Blogger Jim Murdoch said...

As with most things I have been to very few concerts in my life. All but one have been of classical music. The ‘one’ was a Blondie concert that Carrie and I went to a few years back and it was a horrible experience on so many levels. No seats for starters. But I do enjoy sitting down and watching an orchestra do its stuff. One of the most captivating performances I ever saw was the deaf percussionist Evelyn Glennie. I have three or four CDs of her performing. She doesn’t compose per se but she does improvise beautifully.

I would be lost without my CDs and tapes. No LPs left but I never had that many anyway. I know what you mean about the differences between live and recorded pieces. I don’t like much of the versions of Barber’s works that I own because they don’t sound like the first versions I heard. I’m not an audiophile in fact most of the time I listen to my music played quite softly through a pair of cheap speakers I bought to use while I was working on the laptop. I have a nice set of separates in the office but I don’t spend so much time in there these days.

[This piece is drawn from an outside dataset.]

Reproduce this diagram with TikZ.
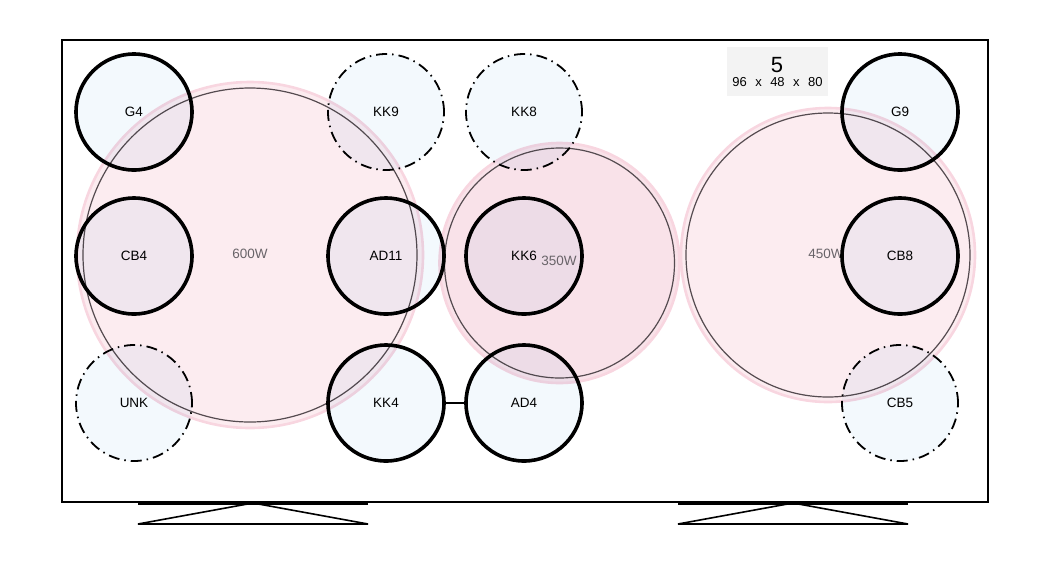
\documentclass[tikz,border=0pt]{standalone}
\usepackage{fontspec}
\setmainfont{Liberation Sans}
\begin{document}
\begin{tikzpicture}[x=1pt,y=-1pt,
  smallc/.style={circle,minimum size=116pt,inner sep=0pt,font=\fontsize{13.5}{15}\selectfont},
  solidc/.style={draw=black,line width=3.6pt},
  dashc/.style={draw=black,line width=1.8pt,dash pattern=on 11pt off 5pt on 1.5pt off 5pt},
  bigouter/.style={circle,inner sep=0pt,draw=pinkline,line width=2.6pt,fill=pinkfill},
  biginner/.style={draw=innergrey,line width=1.2pt},
  wlabel/.style={text=wgrey,font=\fontsize{13.5}{15}\selectfont},
  framel/.style={draw=black,line width=1.3pt},
  standl/.style={draw=black,line width=1.6pt}]
\definecolor{pinkfill}{RGB}{252,236,240}
\definecolor{pinkfillb}{RGB}{249,226,233}
\definecolor{pinkline}{RGB}{248,214,224}
\definecolor{innergrey}{RGB}{85,75,80}
\definecolor{wgrey}{RGB}{105,100,105}
\definecolor{bluefill}{RGB}{243,249,253}
\definecolor{boxgrey}{RGB}{243,243,243}
\useasboundingbox (0,0) rectangle (1050,566);
% frame
\draw[framel] (62,40) rectangle (988,502);
% stands
\coordinate (la) at (253,503); \coordinate (lb) at (138,524); \coordinate (lc) at (368,524);
\coordinate (ld) at (138,503.5); \coordinate (le) at (368,503.5);
\draw[standl] (lb) -- (la) -- (lc) -- cycle;
\draw[line width=2.4pt] (ld) -- (le);
\coordinate (ra) at (793,503); \coordinate (rb) at (678,524); \coordinate (rc) at (908,524);
\coordinate (rd) at (678,503.5); \coordinate (re) at (908,503.5);
\draw[standl] (rb) -- (ra) -- (rc) -- cycle;
\draw[line width=2.4pt] (rd) -- (re);
% label box
\node[fill=boxgrey,minimum width=101pt,minimum height=49pt,inner sep=0pt] (box) at (777.5,71.5) {};
\node[font=\fontsize{22}{24}\selectfont] (num) at (777,65) {5};
\node[font=\fontsize{13}{14}\selectfont] (dims) at (777.5,82.5) {96\hspace{8.5pt}x\hspace{8.5pt}48\hspace{8.5pt}x\hspace{8.5pt}80};
% big circles
\node[bigouter,minimum size=346pt] (w600) at (250,255) {};
\draw[biginner] (w600.center) circle (167);
\node[wlabel] (l600) at (250,254) {600W};
\node[bigouter,fill=pinkfillb,minimum size=240pt] (w350) at (559.5,263) {};
\draw[biginner] (w350.center) circle (115);
\node[bigouter,minimum size=294pt] (w450) at (828,255) {};
\draw[biginner] (w450.center) circle (142);
\node[wlabel] (l450) at (826,254) {450W};
% small circle fills
\begin{scope}[blend mode=multiply]
\foreach \n/\x/\y in {G4/134/112,KK9/386/112,KK8/524/112,G9/900/112,
                      CB4/134/256,AD11/386/256,KK6/524/256,CB8/900/256,
                      UNK/134/403,KK4/386/403,AD4/524/403,CB5/900/403}
  \fill[bluefill] (\x,\y) circle (58);
\end{scope}
\node[wlabel] (l350) at (559,261) {350W};
\foreach \n/\x/\y in {G4/134/112,G9/900/112,CB4/134/256,AD11/386/256,KK6/524/256,CB8/900/256,KK4/386/403,AD4/524/403}
  \node[smallc,solidc] (\n) at (\x,\y) {\n};
\foreach \n/\x/\y in {KK9/386/112,KK8/524/112,UNK/134/403,CB5/900/403}
  \node[smallc,dashc] (\n) at (\x,\y) {\n};
% connector
\draw[line width=1.4pt] (KK4) -- (AD4);
\end{tikzpicture}
\end{document}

I will listen to just about anything and I really hate when I don’t get something. I have a CD of string quartets by Gloria Coates that consists of basically nothing but glissandi and it’s hard going even for me. I want to get it. I want to hear it the way she does and every now and then – usually when Carrie’s not around (she’s not nearly as tolerant as me) – I’ll give it a go but I’m still a ways away from actually liking it. There is just so much music out there. I learned of a composer a couple of days ago, Alfred Reed. I looked him up on Wikipedia and it said, “one of America's most prolific and frequently performed composers,” and I had never heard of him. At all.

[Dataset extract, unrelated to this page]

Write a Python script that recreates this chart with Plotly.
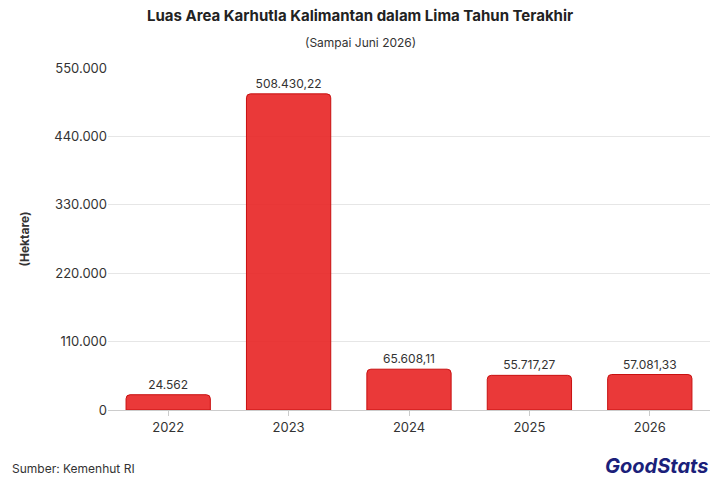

There is nothing I love more than discovering a new composer. Morton Feldman was the last ‘big’ discovery. I also love soundtracks and have quite a few.

1:40 AM  
Blogger Art Durkee said...

I've been known to irritate some friends by "forcing them" (their words) to listen to stuff they don't like, that either I do like or that I'm listening to, to see if I do like it. My background is in classical music, obviously, and the avant-garde, and 20th C. new music. I've been to lots of concerts of that kind of music, and I've performed in lots of concerts of that kind of music.

Evelyn Glennie is terrific. I have a documentary film about her on DVD, based around some improv sessions she did with Fred Frith. It's called "Touch the Sound."